Olanakları bencilliğin geliştirilmesi için seferber edenler, toplumsal kurtuluş mücadelesine karşı burjuva kültürü geliştirip burjuva sistemi besleyenlerdir. Bencil çıkara dayalı arkadaş gurupları oluşturup bunları devrimci mücadeleden koparmak ve devrimci yapıların karşısında menfaat arkadaşlığı gurubunu kollamak ideolojik-kültürel çöküntünün daniskasıdır.
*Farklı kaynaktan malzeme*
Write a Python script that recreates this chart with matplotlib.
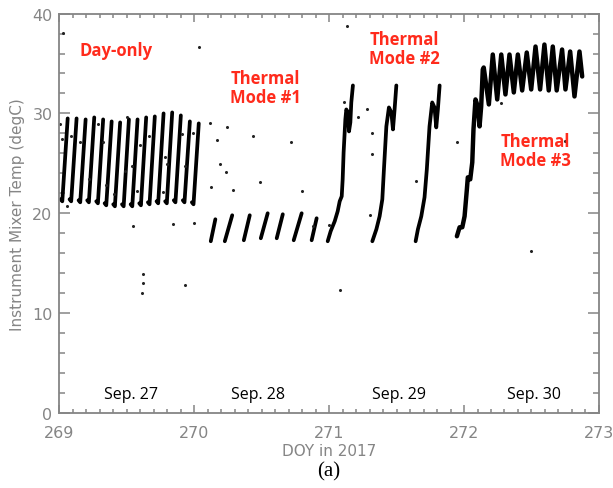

Bütün bunlar devrimci değerlerle bağdaşmayan burjuva kültür ve değerlere bağlı yabancılaşma ve çürüme halleridir. Burjuva bencilliğine yaslanan ideolojik-kültürel erozyonun basit bir bencil eğilimle başlaması rastlantı değildir. Bencilliğin temel eğilimi ve kaçınılmaz kaderidir. Mevcut belediyelerimizdeki yalaka takımı belediye başkanlarının etrafına bilinçli, düşünmesine, bakmasına halkla kavuşmasını istemiyorlar, Belediye başkanlarımıza ‘at gözlükleri’ takmışlardır. Rasputinler çoğalmış durumda. Rasputin çarın bile düşünmesini engeliyordu, dünya yalakalar teorisyeniydi, dipten gelen Bolşevik devrim hareketini bile çara yuturmuştu, belediyelerimizde, rasputinler çoğalmış durumdalar, taki gerçek devrimciler el atıncaya kadar. Belediye başkanları tek başına halka indiğinde gerçekleri görürler, o zaman yalakalar biterler, her dönemin adamı olan yalakalar muhakak kaybedecekler. Sosyalizmden kuşku duymak, insandan ve geleceğinden kuşku duymaktır. Devrimciler, sosyalistler kesinlikle demokratik toplumu inşaa edecekler ‘özgür birey’, ‘özgür toplum’, ‘özgür demokratik devleti’ ayağa kaldıracaklar, ortak vatanımızda demokratik cumhuriyeti barış içinde muhakak kurulacaktır.